*** STORED RECORDS ***

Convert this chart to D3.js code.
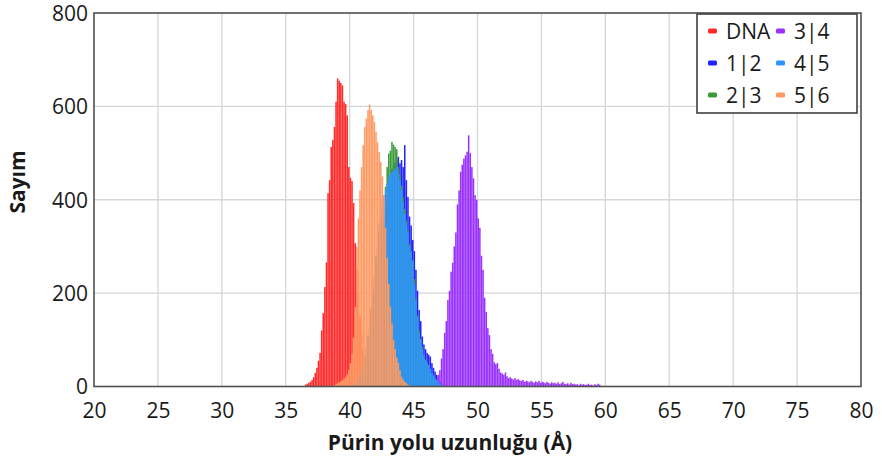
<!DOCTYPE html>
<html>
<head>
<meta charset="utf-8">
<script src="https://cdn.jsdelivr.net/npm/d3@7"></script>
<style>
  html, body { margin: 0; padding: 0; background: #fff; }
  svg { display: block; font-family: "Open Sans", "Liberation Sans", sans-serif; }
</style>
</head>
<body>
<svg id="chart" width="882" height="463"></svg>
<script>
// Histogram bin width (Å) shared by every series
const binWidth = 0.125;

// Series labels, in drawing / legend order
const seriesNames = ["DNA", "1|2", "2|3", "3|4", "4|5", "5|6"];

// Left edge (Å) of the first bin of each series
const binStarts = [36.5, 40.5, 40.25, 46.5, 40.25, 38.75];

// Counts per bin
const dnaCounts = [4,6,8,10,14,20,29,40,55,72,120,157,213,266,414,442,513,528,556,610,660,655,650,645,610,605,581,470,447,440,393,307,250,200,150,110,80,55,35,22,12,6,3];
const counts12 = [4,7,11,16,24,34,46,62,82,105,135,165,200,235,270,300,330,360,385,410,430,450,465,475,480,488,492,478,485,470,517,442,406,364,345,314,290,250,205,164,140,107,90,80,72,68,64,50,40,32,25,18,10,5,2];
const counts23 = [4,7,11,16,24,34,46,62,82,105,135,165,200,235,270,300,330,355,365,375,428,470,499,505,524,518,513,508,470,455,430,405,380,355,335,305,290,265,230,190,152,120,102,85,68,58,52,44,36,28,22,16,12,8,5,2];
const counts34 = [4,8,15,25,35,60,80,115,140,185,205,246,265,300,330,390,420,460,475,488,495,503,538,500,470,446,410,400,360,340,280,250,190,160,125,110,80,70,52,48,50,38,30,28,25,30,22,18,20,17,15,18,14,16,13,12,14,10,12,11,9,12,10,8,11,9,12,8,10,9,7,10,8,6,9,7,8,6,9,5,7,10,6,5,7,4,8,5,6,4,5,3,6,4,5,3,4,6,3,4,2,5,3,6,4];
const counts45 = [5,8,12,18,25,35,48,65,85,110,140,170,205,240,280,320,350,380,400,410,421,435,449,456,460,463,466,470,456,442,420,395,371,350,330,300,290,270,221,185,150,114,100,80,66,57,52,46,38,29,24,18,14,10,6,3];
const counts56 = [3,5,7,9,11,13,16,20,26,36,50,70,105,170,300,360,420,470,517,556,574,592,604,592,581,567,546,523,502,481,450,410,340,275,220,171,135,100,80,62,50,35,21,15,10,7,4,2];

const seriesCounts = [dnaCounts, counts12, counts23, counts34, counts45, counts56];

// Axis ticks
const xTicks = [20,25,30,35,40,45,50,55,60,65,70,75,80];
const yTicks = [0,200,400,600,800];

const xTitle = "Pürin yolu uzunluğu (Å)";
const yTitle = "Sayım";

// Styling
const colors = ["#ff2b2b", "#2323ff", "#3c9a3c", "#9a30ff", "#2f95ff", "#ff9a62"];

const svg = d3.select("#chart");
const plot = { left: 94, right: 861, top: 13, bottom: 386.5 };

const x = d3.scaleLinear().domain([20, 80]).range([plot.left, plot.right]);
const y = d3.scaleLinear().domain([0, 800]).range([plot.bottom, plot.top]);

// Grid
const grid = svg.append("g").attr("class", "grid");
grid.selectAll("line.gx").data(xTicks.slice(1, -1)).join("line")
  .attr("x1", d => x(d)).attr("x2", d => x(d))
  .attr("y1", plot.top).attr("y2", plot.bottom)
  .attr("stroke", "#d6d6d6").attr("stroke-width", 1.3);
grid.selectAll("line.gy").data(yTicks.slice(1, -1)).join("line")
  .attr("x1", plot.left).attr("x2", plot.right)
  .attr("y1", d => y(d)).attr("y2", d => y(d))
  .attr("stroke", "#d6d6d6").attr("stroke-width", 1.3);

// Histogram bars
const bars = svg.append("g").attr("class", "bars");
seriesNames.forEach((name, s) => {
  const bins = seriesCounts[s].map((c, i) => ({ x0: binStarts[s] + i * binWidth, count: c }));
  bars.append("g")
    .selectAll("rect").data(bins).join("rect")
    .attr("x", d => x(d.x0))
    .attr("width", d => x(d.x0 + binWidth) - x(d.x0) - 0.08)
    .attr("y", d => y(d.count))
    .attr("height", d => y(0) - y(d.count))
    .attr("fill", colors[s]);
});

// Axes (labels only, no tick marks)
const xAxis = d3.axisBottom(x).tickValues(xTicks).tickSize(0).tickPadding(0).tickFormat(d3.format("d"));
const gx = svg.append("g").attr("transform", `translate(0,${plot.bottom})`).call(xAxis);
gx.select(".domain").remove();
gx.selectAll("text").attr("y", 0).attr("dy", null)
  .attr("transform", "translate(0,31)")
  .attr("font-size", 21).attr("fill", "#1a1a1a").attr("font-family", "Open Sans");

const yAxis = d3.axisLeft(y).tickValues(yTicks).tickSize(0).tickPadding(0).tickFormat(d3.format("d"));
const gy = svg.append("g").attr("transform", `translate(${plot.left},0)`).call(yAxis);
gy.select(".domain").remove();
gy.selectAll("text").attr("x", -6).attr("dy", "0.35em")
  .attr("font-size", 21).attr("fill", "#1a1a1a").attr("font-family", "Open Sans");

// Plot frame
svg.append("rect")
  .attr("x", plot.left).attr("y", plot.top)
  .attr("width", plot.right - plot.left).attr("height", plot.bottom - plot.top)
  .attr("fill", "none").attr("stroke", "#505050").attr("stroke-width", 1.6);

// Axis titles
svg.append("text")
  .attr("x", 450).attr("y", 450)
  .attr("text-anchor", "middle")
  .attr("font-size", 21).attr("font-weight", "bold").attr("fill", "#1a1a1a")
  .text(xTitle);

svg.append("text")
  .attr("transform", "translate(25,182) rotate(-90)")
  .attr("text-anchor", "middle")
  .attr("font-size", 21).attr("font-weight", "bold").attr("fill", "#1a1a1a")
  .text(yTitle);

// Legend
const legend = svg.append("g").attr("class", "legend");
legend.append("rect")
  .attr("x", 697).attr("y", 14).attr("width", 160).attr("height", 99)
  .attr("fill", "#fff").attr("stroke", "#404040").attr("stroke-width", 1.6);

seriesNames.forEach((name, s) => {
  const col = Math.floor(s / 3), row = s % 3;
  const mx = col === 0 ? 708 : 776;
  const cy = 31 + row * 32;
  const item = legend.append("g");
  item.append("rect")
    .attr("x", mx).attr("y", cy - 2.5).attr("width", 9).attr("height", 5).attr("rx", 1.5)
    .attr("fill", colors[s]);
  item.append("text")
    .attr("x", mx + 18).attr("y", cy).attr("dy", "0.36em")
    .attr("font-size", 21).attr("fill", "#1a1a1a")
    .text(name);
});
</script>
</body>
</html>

***
*** STORED RECORDS ***

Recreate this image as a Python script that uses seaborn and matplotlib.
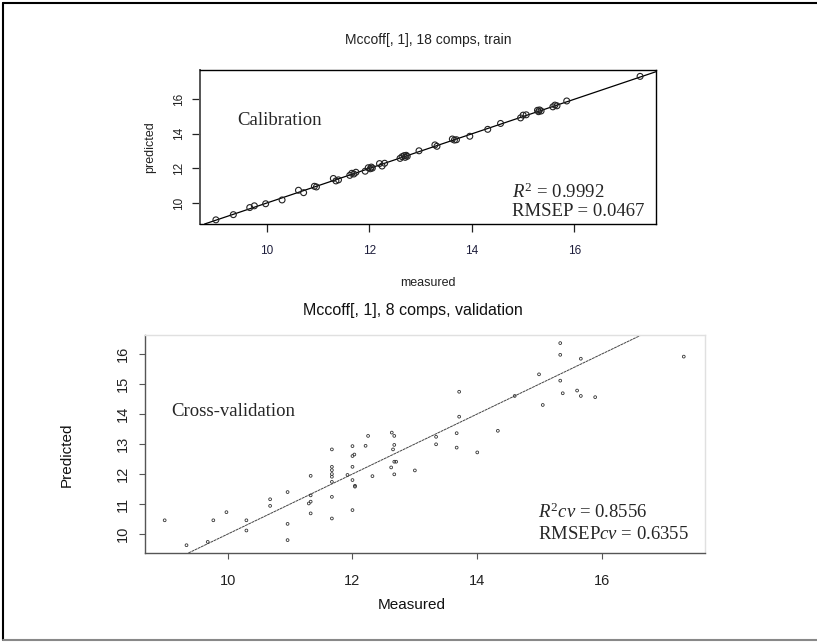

***
*** STORED RECORDS ***

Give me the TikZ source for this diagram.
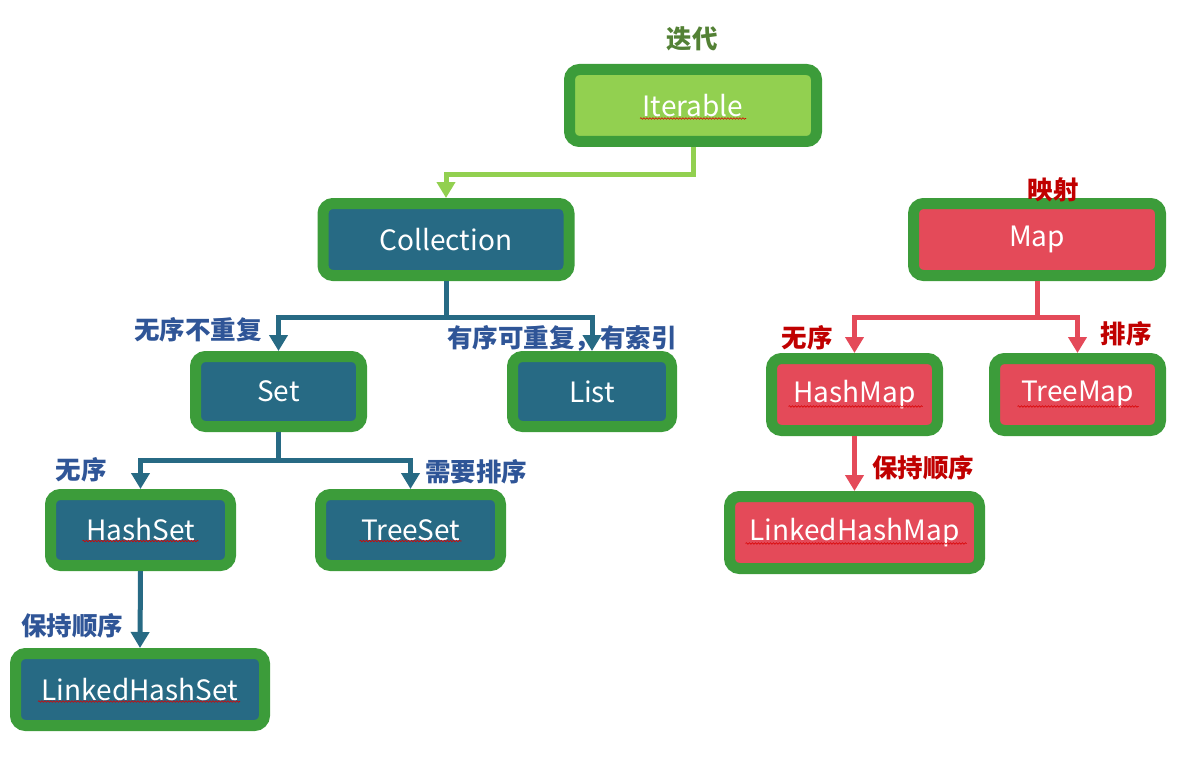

***

WRITTEN PROBLEM: Copy out the listing above from the line containing "Convert this chart to D3.js code." to the line containing "const binStarts = [36.5, 40.5, 40.25, 46.5, 40.25, 38.75];", both included, exactly as written and minus the images.

CORRECT RESPONSE:
Convert this chart to D3.js code.
<!DOCTYPE html>
<html>
<head>
<meta charset="utf-8">
<script src="https://cdn.jsdelivr.net/npm/d3@7"></script>
<style>
  html, body { margin: 0; padding: 0; background: #fff; }
  svg { display: block; font-family: "Open Sans", "Liberation Sans", sans-serif; }
</style>
</head>
<body>
<svg id="chart" width="882" height="463"></svg>
<script>
// Histogram bin width (Å) shared by every series
const binWidth = 0.125;

// Series labels, in drawing / legend order
const seriesNames = ["DNA", "1|2", "2|3", "3|4", "4|5", "5|6"];

// Left edge (Å) of the first bin of each series
const binStarts = [36.5, 40.5, 40.25, 46.5, 40.25, 38.75];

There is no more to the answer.